Alex Chilton (1950 - 2010)

Por Alexandre Inagakiquinta-feira, 18 de março de 2010

Há músicas que devem ser ouvidas como quem se entrega a um beijo e se deixa levar: de olhos fechados. Há certas canções que possuem o dom de me fazer viajar longe, na sala escura da imaginação, enquanto o projetor da minha mente exibe um videoclipe composto por associações inusitadas e memórias que subitamente retornam, feito madeleines musicais, resgatadas por certas melodias, riffs e acordes que reverberam momentos do passado que fizeram ser o cara que sou agora, com todos os meus erros, tentativas e acertos.
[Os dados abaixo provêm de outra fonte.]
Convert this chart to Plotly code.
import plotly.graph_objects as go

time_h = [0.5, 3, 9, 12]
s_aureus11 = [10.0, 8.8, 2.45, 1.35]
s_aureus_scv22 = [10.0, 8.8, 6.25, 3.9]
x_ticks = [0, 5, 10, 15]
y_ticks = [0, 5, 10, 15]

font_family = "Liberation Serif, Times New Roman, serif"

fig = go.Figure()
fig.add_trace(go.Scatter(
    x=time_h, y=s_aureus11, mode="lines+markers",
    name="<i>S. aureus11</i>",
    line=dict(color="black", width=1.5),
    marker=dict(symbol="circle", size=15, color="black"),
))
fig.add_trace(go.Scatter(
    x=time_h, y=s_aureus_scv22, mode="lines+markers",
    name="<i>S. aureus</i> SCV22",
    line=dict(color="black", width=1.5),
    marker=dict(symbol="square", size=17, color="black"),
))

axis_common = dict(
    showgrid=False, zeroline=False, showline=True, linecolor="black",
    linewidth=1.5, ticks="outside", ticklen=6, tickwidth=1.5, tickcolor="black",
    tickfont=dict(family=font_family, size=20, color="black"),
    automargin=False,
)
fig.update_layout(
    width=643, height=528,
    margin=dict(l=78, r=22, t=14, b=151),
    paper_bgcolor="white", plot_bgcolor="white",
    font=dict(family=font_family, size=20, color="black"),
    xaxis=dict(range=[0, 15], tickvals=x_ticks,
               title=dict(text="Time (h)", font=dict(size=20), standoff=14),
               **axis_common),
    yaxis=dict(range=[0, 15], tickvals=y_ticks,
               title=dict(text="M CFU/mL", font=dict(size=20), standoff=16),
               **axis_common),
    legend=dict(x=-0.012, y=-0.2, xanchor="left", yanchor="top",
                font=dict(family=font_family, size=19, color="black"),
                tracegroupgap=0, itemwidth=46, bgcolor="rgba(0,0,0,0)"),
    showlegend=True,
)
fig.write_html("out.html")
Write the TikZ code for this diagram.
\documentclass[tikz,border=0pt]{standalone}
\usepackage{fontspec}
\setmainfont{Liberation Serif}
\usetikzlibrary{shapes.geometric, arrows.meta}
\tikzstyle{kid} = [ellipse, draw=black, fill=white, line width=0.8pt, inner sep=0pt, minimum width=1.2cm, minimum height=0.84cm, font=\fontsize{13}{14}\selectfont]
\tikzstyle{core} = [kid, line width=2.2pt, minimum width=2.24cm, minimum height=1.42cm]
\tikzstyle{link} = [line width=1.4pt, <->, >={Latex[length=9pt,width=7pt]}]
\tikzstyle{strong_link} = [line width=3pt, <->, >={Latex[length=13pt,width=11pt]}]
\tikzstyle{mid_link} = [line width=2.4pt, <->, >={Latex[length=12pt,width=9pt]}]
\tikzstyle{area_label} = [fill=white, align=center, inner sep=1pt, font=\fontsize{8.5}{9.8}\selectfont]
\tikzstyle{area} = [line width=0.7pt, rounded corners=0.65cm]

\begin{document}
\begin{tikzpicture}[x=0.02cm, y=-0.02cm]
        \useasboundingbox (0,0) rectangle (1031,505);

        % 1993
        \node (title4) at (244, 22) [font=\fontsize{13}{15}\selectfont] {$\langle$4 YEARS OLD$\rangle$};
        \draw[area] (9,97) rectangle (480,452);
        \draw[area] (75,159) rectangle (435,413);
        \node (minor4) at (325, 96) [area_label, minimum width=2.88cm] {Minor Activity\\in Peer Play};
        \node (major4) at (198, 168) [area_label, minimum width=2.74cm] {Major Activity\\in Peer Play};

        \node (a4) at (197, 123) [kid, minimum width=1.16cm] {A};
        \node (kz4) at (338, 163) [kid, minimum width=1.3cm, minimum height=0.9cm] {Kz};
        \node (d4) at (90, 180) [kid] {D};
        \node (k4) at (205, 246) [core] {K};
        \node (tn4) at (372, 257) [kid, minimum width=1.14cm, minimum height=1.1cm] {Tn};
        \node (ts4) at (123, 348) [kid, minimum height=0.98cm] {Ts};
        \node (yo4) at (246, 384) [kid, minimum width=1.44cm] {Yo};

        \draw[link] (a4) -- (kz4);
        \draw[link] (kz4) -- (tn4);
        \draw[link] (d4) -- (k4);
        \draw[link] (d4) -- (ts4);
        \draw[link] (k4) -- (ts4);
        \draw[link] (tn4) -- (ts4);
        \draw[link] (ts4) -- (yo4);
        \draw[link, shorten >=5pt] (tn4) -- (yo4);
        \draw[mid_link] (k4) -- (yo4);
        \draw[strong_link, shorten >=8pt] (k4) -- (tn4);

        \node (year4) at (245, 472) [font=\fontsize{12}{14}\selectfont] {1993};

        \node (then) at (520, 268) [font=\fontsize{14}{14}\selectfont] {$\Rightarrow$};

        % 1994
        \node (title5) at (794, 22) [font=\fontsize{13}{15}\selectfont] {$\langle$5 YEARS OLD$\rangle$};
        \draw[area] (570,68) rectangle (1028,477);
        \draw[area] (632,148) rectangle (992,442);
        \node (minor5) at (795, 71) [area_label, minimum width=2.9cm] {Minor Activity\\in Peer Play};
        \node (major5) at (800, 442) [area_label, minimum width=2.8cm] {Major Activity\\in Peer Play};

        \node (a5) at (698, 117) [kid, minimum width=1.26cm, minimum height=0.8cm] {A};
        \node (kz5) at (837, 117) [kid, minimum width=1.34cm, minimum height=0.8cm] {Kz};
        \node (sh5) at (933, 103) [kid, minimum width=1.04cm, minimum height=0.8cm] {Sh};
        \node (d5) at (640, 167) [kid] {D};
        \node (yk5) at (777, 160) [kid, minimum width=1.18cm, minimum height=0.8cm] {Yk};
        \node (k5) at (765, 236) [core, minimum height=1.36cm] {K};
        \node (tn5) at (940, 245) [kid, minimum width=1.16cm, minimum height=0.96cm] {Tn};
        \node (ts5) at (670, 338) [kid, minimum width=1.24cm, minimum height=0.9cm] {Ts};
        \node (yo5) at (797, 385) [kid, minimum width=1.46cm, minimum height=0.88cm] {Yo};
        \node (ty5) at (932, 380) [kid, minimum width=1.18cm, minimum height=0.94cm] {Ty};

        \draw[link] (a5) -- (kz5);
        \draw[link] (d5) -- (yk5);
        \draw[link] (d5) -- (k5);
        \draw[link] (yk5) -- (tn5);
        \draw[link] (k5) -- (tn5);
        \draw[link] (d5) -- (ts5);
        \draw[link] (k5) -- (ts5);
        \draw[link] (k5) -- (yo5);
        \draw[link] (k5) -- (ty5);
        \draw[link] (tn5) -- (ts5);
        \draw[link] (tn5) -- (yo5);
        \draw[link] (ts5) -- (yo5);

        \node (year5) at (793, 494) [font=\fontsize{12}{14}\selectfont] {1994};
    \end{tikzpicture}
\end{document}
Alex Chilton, um dos grandes responsáveis pela trilha sonora da minha vida, iniciou carreira musical ainda adolescente, como vocalista do grupo The Box Tops, emplacando sucessos como “The Letter”, de 1967 (uma versão em português, feita por Ritchie, foi gravada em 1983).

Não demorou para que Alex amargasse suas primeiras decepções com a indústria musical. Insatisfeito com os mandos e desmandos da gravadora e do produtor dos Box Tops, que pressionavam por novos sucessos radiofônicos, Chilton saiu do grupo para dedicar-se a projetos que tivessem mais a sua cara. Aceitou o convite para fazer parte do trio Icewater, da qual fazia parte seu amigo Chris Bell. Tornado um quarteto, a banda acabou mudando de nome; e eis que surgiu o Big Star.
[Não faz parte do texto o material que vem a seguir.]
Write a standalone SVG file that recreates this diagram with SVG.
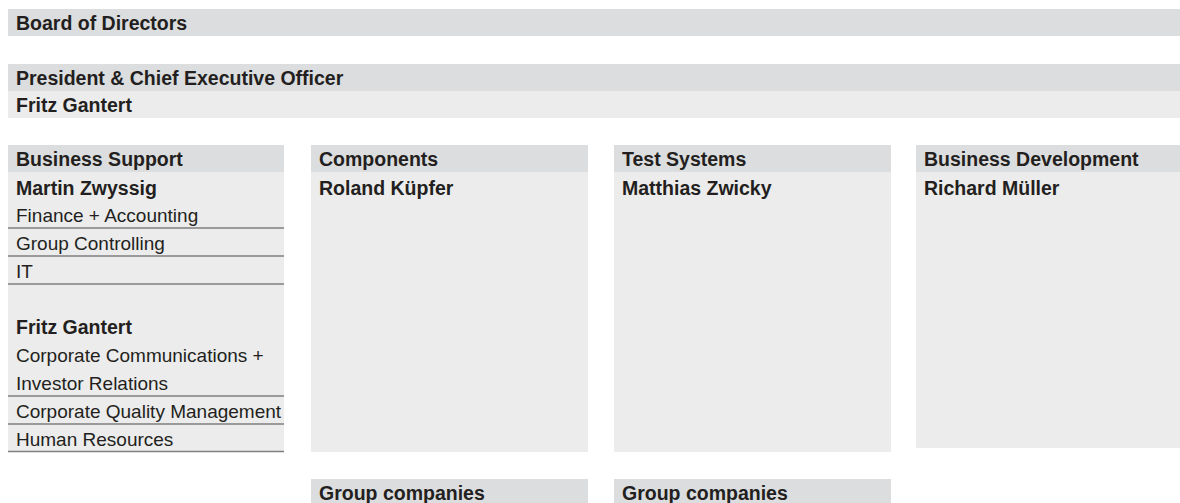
<svg xmlns="http://www.w3.org/2000/svg" width="1180" height="503" viewBox="0 0 1180 503">
  <style>
    .hd { fill: #dcdddf; }
    .bd { fill: #ececec; }
    .rule { stroke: #7f7f7f; stroke-width: 1.6; fill: none; }
    text { font-family: "Liberation Sans", Arial, sans-serif; font-size: 19px; fill: #231f20; }
    .b { font-weight: bold; font-size: 19.5px; }
  </style>
  <rect width="1180" height="503" fill="#ffffff"/>

  <!-- Top level -->
  <g id="board">
    <rect class="hd" x="8" y="9" width="1172" height="27"/>
    <text class="b" x="16" y="30">Board of Directors</text>
  </g>

  <g id="ceo">
    <rect class="hd" x="8" y="64" width="1172" height="27"/>
    <rect class="bd" x="8" y="91" width="1172" height="27"/>
    <text class="b" x="16" y="84.5">President &amp; Chief Executive Officer</text>
    <text class="b" x="16" y="112">Fritz Gantert</text>
  </g>

  <!-- Divisions -->
  <g id="business-support">
    <rect class="hd" x="8" y="145" width="276" height="27"/>
    <rect class="bd" x="8" y="172" width="276" height="280"/>
    <text class="b" x="16" y="166">Business Support</text>
    <text class="b" x="16" y="194.5">Martin Zwyssig</text>
    <text x="16" y="222">Finance + Accounting</text>
    <text x="16" y="250">Group Controlling</text>
    <text x="16" y="278">IT</text>
    <text class="b" x="16" y="334">Fritz Gantert</text>
    <text x="16" y="362">Corporate Communications +</text>
    <text x="16" y="390">Investor Relations</text>
    <text x="16" y="418">Corporate Quality Management</text>
    <text x="16" y="446">Human Resources</text>
    <path class="rule" d="M8 228H284M8 256H284M8 284H284M8 396H284M8 424H284M8 451.5H284"/>
  </g>

  <g id="components">
    <rect class="hd" x="311" y="145" width="277" height="27"/>
    <rect class="bd" x="311" y="172" width="277" height="280"/>
    <text class="b" x="319" y="166">Components</text>
    <text class="b" x="319" y="194.5">Roland Küpfer</text>
  </g>

  <g id="test-systems">
    <rect class="hd" x="614" y="145" width="277" height="27"/>
    <rect class="bd" x="614" y="172" width="277" height="280"/>
    <text class="b" x="622" y="166">Test Systems</text>
    <text class="b" x="622" y="194.5">Matthias Zwicky</text>
  </g>

  <g id="business-development">
    <rect class="hd" x="916" y="145" width="264" height="27"/>
    <rect class="bd" x="916" y="172" width="264" height="276"/>
    <text class="b" x="924" y="166">Business Development</text>
    <text class="b" x="924" y="194.5">Richard Müller</text>
  </g>

  <!-- Subsidiaries -->
  <g id="group-companies-components">
    <rect class="hd" x="311" y="479" width="277" height="24"/>
    <text class="b" x="319" y="500">Group companies</text>
  </g>

  <g id="group-companies-test-systems">
    <rect class="hd" x="614" y="479" width="277" height="24"/>
    <text class="b" x="622" y="500">Group companies</text>
  </g>

  <g id="connectors"/>
</svg>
A banda lançou seu primeiro disco em 1972: #1 Record, que mescla baladas melancolicamente iluminadas como “The Ballad of El Goodo” com rocks clássicos como “In the Street” (que ficou depois notabilizada por ser a música-tema do seriado That 70′s Show). O álbum, embora tenha sido fartamente elogiado pela crítica, foi um fracasso de vendas. Dentre outras coisas, porque o selo que lançou #1 Record, a Stax Records, não possuía um bom esquema de distribuição. Uma sina que prosseguiu após o lançamento do segundo álbum, Radio City, em 1974.

Mais uma vez, apesar de apresentar canções geniais como “September Gurls”, música que ouço no repeat sempre que meus ouvidos precisam de um alento, o Big Star não obteve o sucesso merecido. Sem divulgação e sem distribuição decentes, Radio City não vendeu mais do que 20 mil cópias na época, apesar da crítica ter sido mais uma vez unânime em afirmar que se tratava de um baita álbum. O Big Star, que já não contava com Chris Bell (falecido em um acidente automobilístico em 1978, aos 27 anos de idade) em sua formação, não aguentou a barra de mais um fracasso comercial.
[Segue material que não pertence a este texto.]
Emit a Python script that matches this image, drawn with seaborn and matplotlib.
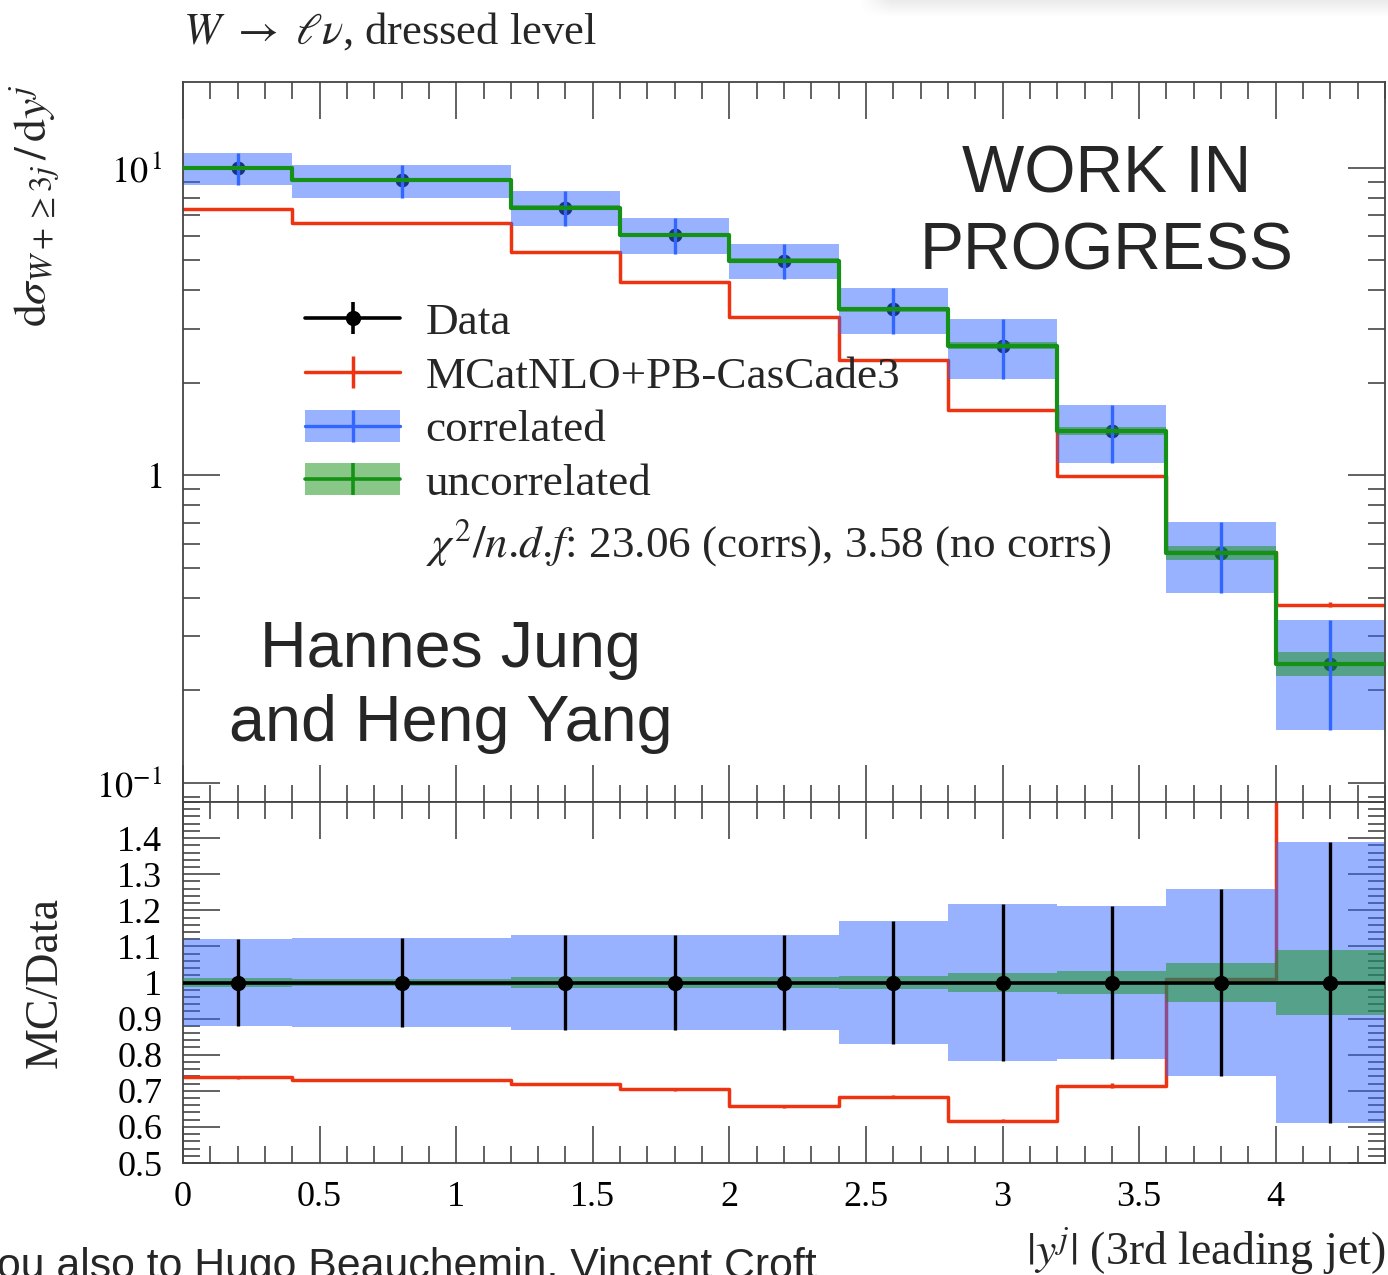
import numpy as np
import matplotlib
matplotlib.use("Agg")
import matplotlib.pyplot as plt
from matplotlib.lines import Line2D
from matplotlib.patches import Patch
from matplotlib.ticker import (FixedLocator, MultipleLocator, LogLocator,
                               NullFormatter, FuncFormatter)
import seaborn as sns

# |y| of the third leading jet: bin edges
bin_edges = [0.0, 0.4, 1.2, 1.6, 2.0, 2.4, 2.8, 3.2, 3.6, 4.0, 4.4]
# unfolded differential cross section per bin
data_xsec = [10.0, 9.09, 7.42, 6.05, 4.99, 3.47, 2.64, 1.394, 0.560, 0.244]
# relative uncertainties: correlated and uncorrelated treatment
corr_unc = [0.120, 0.123, 0.131, 0.131, 0.131, 0.169, 0.218, 0.213, 0.258, 0.390]
uncorr_unc = [0.013, 0.010, 0.016, 0.016, 0.016, 0.019, 0.025, 0.033, 0.053, 0.090]
# MCatNLO+PB-CasCade3 prediction and its relative statistical uncertainty
mc_xsec = [7.37, 6.63, 5.33, 4.26, 3.28, 2.37, 1.63, 0.995, 0.565, 0.380]
mc_unc = [0.004, 0.004, 0.005, 0.005, 0.006, 0.006, 0.008, 0.010, 0.012, 0.020]

chi2_corr = 23.06
chi2_nocorr = 3.58

x_ticks = [0, 0.5, 1, 1.5, 2, 2.5, 3, 3.5, 4]
main_ticks = [0.1, 1, 10]
main_tick_labels = [r"$10^{-1}$", r"$1$", r"$10^{\,1}$"]
ratio_ticks = [0.5, 0.6, 0.7, 0.8, 0.9, 1.0, 1.1, 1.2, 1.3, 1.4]

BLUE = "#3366ff"
GREEN = "#159115"
RED = "#ee3311"

sns.set_theme(style="ticks")
plt.rcParams.update({
    "font.family": ["Liberation Serif", "DejaVu Serif"],
    "mathtext.fontset": "stix",
    "axes.edgecolor": "#444444",
    "axes.linewidth": 1.3,
    "xtick.color": "#555555",
    "ytick.color": "#555555",
    "xtick.labelcolor": "black",
    "ytick.labelcolor": "black",
})

W, H = 1388, 1275
fig = plt.figure(figsize=(W / 100, H / 100), dpi=100)
fig.patch.set_facecolor("white")

L, R = 183 / W, 1385 / W
y_top, y_mid, y_bot = 1 - 82 / H, 1 - 802 / H, 1 - 1163 / H
ax1 = fig.add_axes([L, y_mid, R - L, y_top - y_mid])
ax2 = fig.add_axes([L, y_bot, R - L, y_mid - y_bot], sharex=ax1)

edges = np.array(bin_edges)
centers = 0.5 * (edges[:-1] + edges[1:])
data = np.array(data_xsec)
mc = np.array(mc_xsec)
corr = np.array(corr_unc)
uncorr = np.array(uncorr_unc)
mcu = np.array(mc_unc)


def ext(v):
    return np.append(v, v[-1])


# ---------------- main panel ----------------
sns.scatterplot(x=centers, y=data, ax=ax1, color="black", s=100,
                linewidth=0, zorder=1)
sns.lineplot(x=edges, y=ext(mc), ax=ax1, color=RED, linewidth=2.5,
             drawstyle="steps-post", zorder=1.5)
ax1.errorbar(centers, mc, yerr=mc * mcu, fmt="none", ecolor=RED,
             elinewidth=2.5, capsize=0, zorder=1.5)
ax1.fill_between(edges, ext(data * (1 - corr)), ext(data * (1 + corr)),
                 step="post", color=BLUE, alpha=0.5, linewidth=0, zorder=2)
ax1.fill_between(edges, ext(data * (1 - uncorr)), ext(data * (1 + uncorr)),
                 step="post", color=GREEN, alpha=0.5, linewidth=0, zorder=2.5)
ax1.errorbar(centers, data, yerr=data * corr, fmt="none", ecolor=BLUE,
             elinewidth=2.4, capsize=0, zorder=3)
sns.lineplot(x=edges, y=ext(data), ax=ax1, color=GREEN, linewidth=3.0,
             drawstyle="steps-post", zorder=4)

ax1.set_yscale("log")
ax1.set_xlim(0, 4.4)
ax1.set_ylim(0.0867, 19.0)
ax1.yaxis.set_major_locator(FixedLocator(main_ticks))
ax1.yaxis.set_major_formatter(
    FuncFormatter(lambda v, p: dict(zip(main_ticks, main_tick_labels)).get(
        min(main_ticks, key=lambda t: abs(np.log10(t) - np.log10(v))), "")))
ax1.yaxis.set_minor_locator(LogLocator(base=10, subs=np.arange(2, 10), numticks=50))
ax1.yaxis.set_minor_formatter(NullFormatter())
ax1.tick_params(labelbottom=False)

# ---------------- ratio panel ----------------
ratio_mc = mc / data
sns.lineplot(x=edges, y=ext(ratio_mc), ax=ax2, color=RED, linewidth=2.5,
             drawstyle="steps-post", zorder=1)
ax2.errorbar(centers, ratio_mc, yerr=ratio_mc * mcu, fmt="none", ecolor=RED,
             elinewidth=2.5, capsize=0, zorder=1)
ax2.fill_between(edges, ext(1 - corr), ext(1 + corr), step="post",
                 color=BLUE, alpha=0.5, linewidth=0, zorder=2)
ax2.fill_between(edges, ext(1 - uncorr), ext(1 + uncorr), step="post",
                 color=GREEN, alpha=0.5, linewidth=0, zorder=3)
sns.lineplot(x=edges, y=ext(data / data), ax=ax2, color="black", linewidth=2.6,
             drawstyle="steps-post", zorder=4)
ax2.errorbar(centers, data / data, yerr=corr, fmt="o", color="black", ms=10,
             elinewidth=2.4, capsize=0, zorder=5)

ax2.set_ylim(0.5, 1.5)
ax2.yaxis.set_major_locator(FixedLocator(ratio_ticks))
ax2.yaxis.set_major_formatter(FuncFormatter(lambda v, p: f"{v:g}"))
ax2.yaxis.set_minor_locator(MultipleLocator(0.02))
ax2.xaxis.set_major_locator(FixedLocator(x_ticks))
ax2.xaxis.set_minor_locator(MultipleLocator(0.1))
ax2.xaxis.set_major_formatter(FuncFormatter(lambda v, p: f"{v:g}"))

for ax in (ax1, ax2):
    ax.set_xlabel("")
    ax.set_ylabel("")
    ax.tick_params(which="both", direction="in", top=True, right=True,
                   width=1.3, labelsize=26)
    ax.tick_params(which="major", length=26.5)
    ax.tick_params(which="minor", length=12.3)
    ax.tick_params(axis="y", pad=15)
    ax.tick_params(axis="x", pad=13)
    for s in ax.spines.values():
        s.set_linewidth(1.3)
        s.set_color("#444444")

# ---------------- legend ----------------
handles = [
    (Line2D([], [], color="black", lw=2.6),
     Line2D([], [], color="black", marker="|", ms=23, mew=2.6, ls="none"),
     Line2D([], [], color="black", marker="o", ms=10, ls="none")),
    (Line2D([], [], color=RED, lw=2.5),
     Line2D([], [], color=RED, marker="|", ms=23, mew=2.5, ls="none")),
    (Patch(facecolor=BLUE, alpha=0.5, lw=0),
     Line2D([], [], color=BLUE, lw=2.4),
     Line2D([], [], color=BLUE, marker="|", ms=23, mew=2.4, ls="none")),
    (Patch(facecolor=GREEN, alpha=0.5, lw=0),
     Line2D([], [], color=GREEN, lw=2.6),
     Line2D([], [], color=GREEN, marker="|", ms=23, mew=2.6, ls="none")),
    Line2D([], [], alpha=0),
]
labels = ["Data", "MCatNLO+PB-CasCade3", "correlated", "uncorrelated",
          r"$\chi^2/n$.$d$.$f$: "
          + f"{chi2_corr:.2f} (corrs), {chi2_nocorr:.2f} (no corrs)"]
ax1.legend(handles, labels, loc="upper left",
           bbox_to_anchor=((305 - 183) / 1202, (802 - 302) / 720),
           frameon=False, fontsize=32.5, borderpad=0, borderaxespad=0,
           handlelength=2.11, handletextpad=0.56, handleheight=0.71,
           labelspacing=0.29)

# ---------------- text ----------------
fig.text(183 / W, 1 - 32 / H, r"$W\ \rightarrow\ \ell\nu$, dressed level",
         ha="left", va="center", fontsize=32)
fig.text(35 / W, 1 - 84 / H, r"$\mathrm{d}\sigma_{W+\geq 3j}\,/\,\mathrm{d}y^j$",
         rotation=90, ha="center", va="top", fontsize=33)
fig.text(45 / W, 1 - 982 / H, "MC/Data", rotation=90, ha="center",
         va="center", fontsize=33)
fig.text(1385 / W, 1 - 1250 / H, r"$|y^j|$ (3rd leading jet)", ha="right",
         va="center", fontsize=33)

fig.text(1107 / W, 1 - 214 / H, "WORK IN\nPROGRESS", ha="center", va="center",
         fontsize=47.5, family="Liberation Sans", linespacing=1.3)
fig.text(451 / W, 1 - 687 / H, "Hannes Jung\nand Heng Yang", ha="center",
         va="center", fontsize=46.5, family="Liberation Sans", linespacing=1.3)
fig.text(-3 / W, -3 / H, "ou also to Hugo Beauchemin, Vincent Croft",
         ha="left", va="baseline", fontsize=30.8, family="Liberation Sans")

# soft grey page shadow along the top right edge
sh = fig.add_axes([860 / W, 1 - 40 / H, (W - 860) / W, 40 / H])
sh.set_axis_off()
yy, xx = np.mgrid[0:40, 0:W - 860]
alpha = 0.14 * np.clip(1 - yy / 16.0, 0, 1) * np.clip(xx / 30.0, 0, 1)
rgba = np.zeros((40, W - 860, 4))
rgba[..., :3] = 0.45
rgba[..., 3] = alpha
sh.imshow(rgba, aspect="auto", extent=(0, 1, 0, 1), interpolation="bilinear")

fig.savefig("out.png", dpi=100)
A banda acabou por se desfazer, deixou como derradeiro legado um terceiro álbum, Third/Sister Lovers. Gravado no fim de 1974, só foi lançado oficialmente em 1978, após o relançamento dos dois primeiros discos do Big Star na Inglaterra, graças à repercussão positiva da redescoberta tardia do quanto o grupo era bom. Foi considerado em 2000 o álbum mais triste de todos os tempos pelos editores da New Musical Express, graças à beleza mesmerizante de faixas como “Kangaroo” e “Big Black Car”. Mas, como bem pontuou Marcelo Orozco em texto para o Scream & Yell, Third/Sister Lovers também contém gravações mais calorosas como “Take Care”, em um álbum que, citando as palavras de Orozco, “já basta como prova do que se pode fazer quando há paixão por qualquer coisa ou por tudo, mesmo quando parece que tudo trabalha contra.”

O legado de Alex Chilton, que faleceu ontem aos 59 anos de idade, não se limita às suas canções e composições. À frente do Big Star, foi um dos mentores do power pop. Suas gravações influenciaram decisivamente bandas e músicos do naipe de R.E.M., Buffalo Tom, Teenage Fanclub, Jeff Buckley e Wilco. Um documentário, “Nothing Can Hurt Me”, resgatando todo o legado deixado pelo Big Star está pra ser lançado. E torço para que esse cara receba todo o reconhecimento, ainda que tardio, que fez por merecer.

Obrigado, Alex.

Pense Nisso!
Alexandre Inagaki

Alexandre Inagaki é jornalista, consultor de projetos de comunicação digital, japaraguaio, cínico cênico, poeta bissexto, air drummer, fã de Cortázar, Cabral, Mizoguchi, Gaiman e Hitchcock, torcedor do Guarani Futebol Clube, leonino e futuro fundador do Clube dos Procrastinadores Anônimos, não necessariamente nesta ordem.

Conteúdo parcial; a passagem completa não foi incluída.